Reports that the Election Commission (EC) has the power to register a political party, but not to de-register it have once again generated some discussion and interest. Is it sheer oversight or lack of political will on the part of ruling parties over time that has stopped successive governments from giving this power to the EC?

Considering the way this government has declared war on corruption and black money, the timing couldn’t be better for electoral reforms.

Recently, the EC delisted 255 political parties, which existed only on paper and had not contested any local or national elections since 2005. This is just the first such list from the EC; more parties could be added. According to the EC, it has delisted parties using using special powers, and the same could be subject to litigation. Section 29A of the Representation of the Peoples Act, 1951, empowers EC to register associations and bodies as political parties. However, there is no constitutional or statutory provision that empowers the EC to de-register political parties.
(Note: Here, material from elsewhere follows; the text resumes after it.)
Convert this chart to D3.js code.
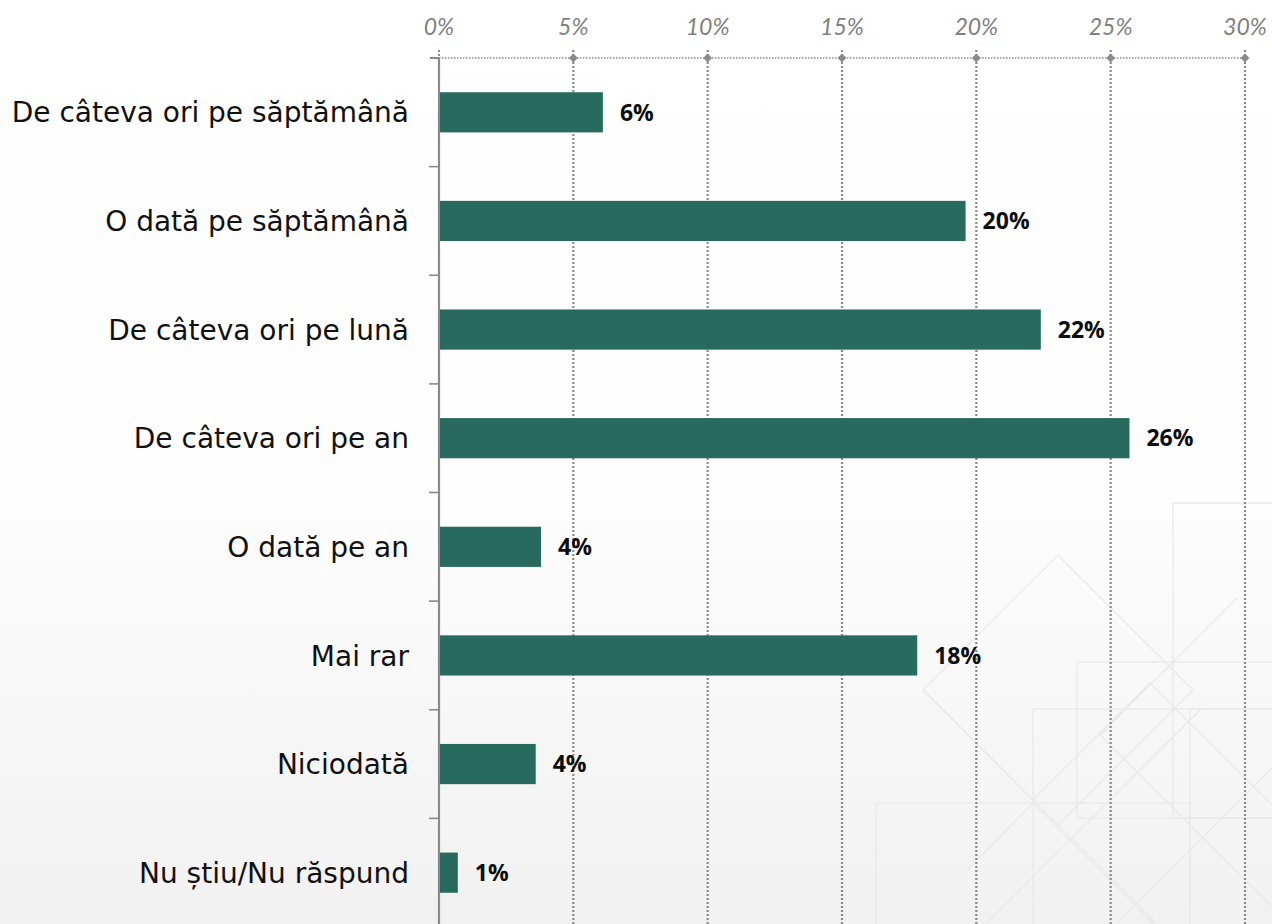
<!DOCTYPE html>
<html>
<head>
<meta charset="utf-8">
<script src="https://cdn.jsdelivr.net/npm/d3@7"></script>
<style>
  html, body { margin: 0; padding: 0; }
  body { width: 1272px; height: 924px; overflow: hidden; }
</style>
</head>
<body>
<svg id="chart" width="1272" height="924"></svg>
<script>
const categories = [
  "De câteva ori pe săptămână",
  "O dată pe săptămână",
  "De câteva ori pe lună",
  "De câteva ori pe an",
  "O dată pe an",
  "Mai rar",
  "Niciodată",
  "Nu știu/Nu răspund"
];
const values = [6.1, 19.6, 22.4, 25.7, 3.8, 17.8, 3.6, 0.7];
const valueLabels = ["6%", "20%", "22%", "26%", "4%", "18%", "4%", "1%"];
const tickValues = [0, 5, 10, 15, 20, 25, 30];
const tickLabels = ["0%", "5%", "10%", "15%", "20%", "25%", "30%"];

const svg = d3.select("#chart");
const W = 1272, H = 924;

// background gradient
const defs = svg.append("defs");
const grad = defs.append("linearGradient").attr("id", "bg").attr("x1", 0).attr("y1", 0).attr("x2", 0).attr("y2", 1);
grad.append("stop").attr("offset", "0").attr("stop-color", "#ffffff");
grad.append("stop").attr("offset", "0.55").attr("stop-color", "#fdfdfd");
grad.append("stop").attr("offset", "1").attr("stop-color", "#f1f1f1");
svg.append("rect").attr("width", W).attr("height", H).attr("fill", "url(#bg)");

// decorative faint geometry (bottom right)
const deco = svg.append("g").attr("fill", "none").attr("stroke", "#e8e8e8").attr("stroke-width", 1.2);
deco.append("rect").attr("x", 1173).attr("y", 503).attr("width", 120).attr("height", 315);
deco.append("rect").attr("x", 1077).attr("y", 662).attr("width", 200).attr("height", 156);
deco.append("rect").attr("x", 1033).attr("y", 709).attr("width", 250).attr("height", 240);
deco.append("rect").attr("x", 876).attr("y", 803).attr("width", 314).attr("height", 150);
deco.append("rect").attr("x", 1190).attr("y", 709).attr("width", 100).attr("height", 240);
deco.append("path").attr("d", "M1058,555 L1193,690 L1058,825 L923,690 Z");
deco.append("path").attr("d", "M923,690 L1160,927");
deco.append("path").attr("d", "M1237,598 L1100,735 L1300,935");
deco.append("path").attr("d", "M1033,803 L1190,960");
deco.append("path").attr("d", "M1200,710 L967,943");
deco.append("path").attr("d", "M1280,760 L1110,930");
deco.append("path").attr("d", "M1033,800 L1150,683 L1280,813");
deco.append("path").attr("d", "M967,870 L1033,803");

const margin = { left: 439, right: 27, top: 58 };
const x = d3.scaleLinear().domain([0, 30]).range([margin.left, W - margin.right]);
const y = d3.scaleBand().domain(categories).range([margin.top, 927]).paddingInner(0.63).paddingOuter(0.315);
const yBounds = d3.scaleBand().domain(categories).range([margin.top, 927]);

const grey = "#8a8a8a";

// vertical dotted gridlines
svg.append("g").selectAll("line").data(tickValues.filter(d => d > 0)).join("line")
  .attr("x1", d => x(d)).attr("x2", d => x(d))
  .attr("y1", margin.top - 8).attr("y2", H)
  .attr("stroke", grey).attr("stroke-width", 2.2).attr("stroke-dasharray", "2,2");

// top axis dotted line
svg.append("line").attr("x1", x(0)).attr("x2", x(30)).attr("y1", margin.top).attr("y2", margin.top)
  .attr("stroke", grey).attr("stroke-width", 1.6).attr("stroke-dasharray", "1.5,1.5");
svg.append("line").attr("x1", x(0) - 9).attr("x2", x(0)).attr("y1", margin.top).attr("y2", margin.top)
  .attr("stroke", grey).attr("stroke-width", 2);
svg.append("line").attr("x1", x(0)).attr("x2", x(0)).attr("y1", margin.top - 8).attr("y2", margin.top)
  .attr("stroke", grey).attr("stroke-width", 2).attr("stroke-dasharray", "2,2");

// diamond markers
svg.append("g").selectAll("path").data(tickValues.filter(d => d > 0)).join("path")
  .attr("d", d3.symbol().type(d3.symbolDiamond2).size(50))
  .attr("transform", d => `translate(${x(d)},${margin.top})`)
  .attr("fill", grey);

// top tick labels
svg.append("g").selectAll("text").data(tickValues).join("text")
  .attr("x", d => x(d)).attr("y", 35)
  .attr("text-anchor", "middle")
  .attr("font-family", "Lato, 'Open Sans', sans-serif")
  .attr("font-style", "italic")
  .attr("font-size", 23)
  .attr("fill", "#7f7f7f")
  .text((d, i) => tickLabels[i]);

// left vertical axis
svg.append("line").attr("x1", x(0)).attr("x2", x(0)).attr("y1", margin.top).attr("y2", H)
  .attr("stroke", grey).attr("stroke-width", 2.2);
svg.append("g").selectAll("line").data(categories.slice(1)).join("line")
  .attr("x1", x(0) - 10).attr("x2", x(0))
  .attr("y1", d => yBounds(d)).attr("y2", d => yBounds(d))
  .attr("stroke", grey).attr("stroke-width", 1.6);

// bars
svg.append("g").selectAll("rect").data(values).join("rect")
  .attr("x", x(0) + 1)
  .attr("y", (d, i) => y(categories[i]))
  .attr("width", d => x(d) - x(0) - 1)
  .attr("height", y.bandwidth())
  .attr("fill", "#286b5e");

// value labels
svg.append("g").selectAll("text").data(values).join("text")
  .attr("x", d => x(d) + 17)
  .attr("y", (d, i) => y(categories[i]) + y.bandwidth() / 2)
  .attr("dy", "0.36em")
  .attr("font-family", "'Open Sans', Lato, sans-serif")
  .attr("font-weight", "bold")
  .attr("font-size", 23)
  .attr("fill", "#0d0d0d")
  .text((d, i) => valueLabels[i]);

// category labels
svg.append("g").selectAll("text").data(categories).join("text")
  .attr("x", 409)
  .attr("y", d => y(d) + y.bandwidth() / 2)
  .attr("dy", "0.36em")
  .attr("text-anchor", "end")
  .attr("font-family", "'DejaVu Sans', sans-serif")
  .attr("font-size", 28)
  .attr("fill", "#111111")
  .text(d => d);
</script>
</body>
</html>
The EC has been seeking powers to de-register. This has also been proposed in the suggestions made for electoral reforms. The Law Commission has endorsed the proposal. It would only be logical that the EC, which has the power to register, is also empowered to de-register. More so now, when the government is taking steps to check black money. Such entities, if not de-registered, will continue to enjoy exemptions under Section 13A of the Income-tax Act. This section allows tax-exemption to political parties for income from house property, voluntary contributions, capital gains and other sources.

Political parties may be formed merely for availing tax exemption. To ensure that delisted political parties do not enjoy tax benefits, the Commission had written to the Central Board of Direct Taxes. But is there the political will to allow the EC to de-register political parties?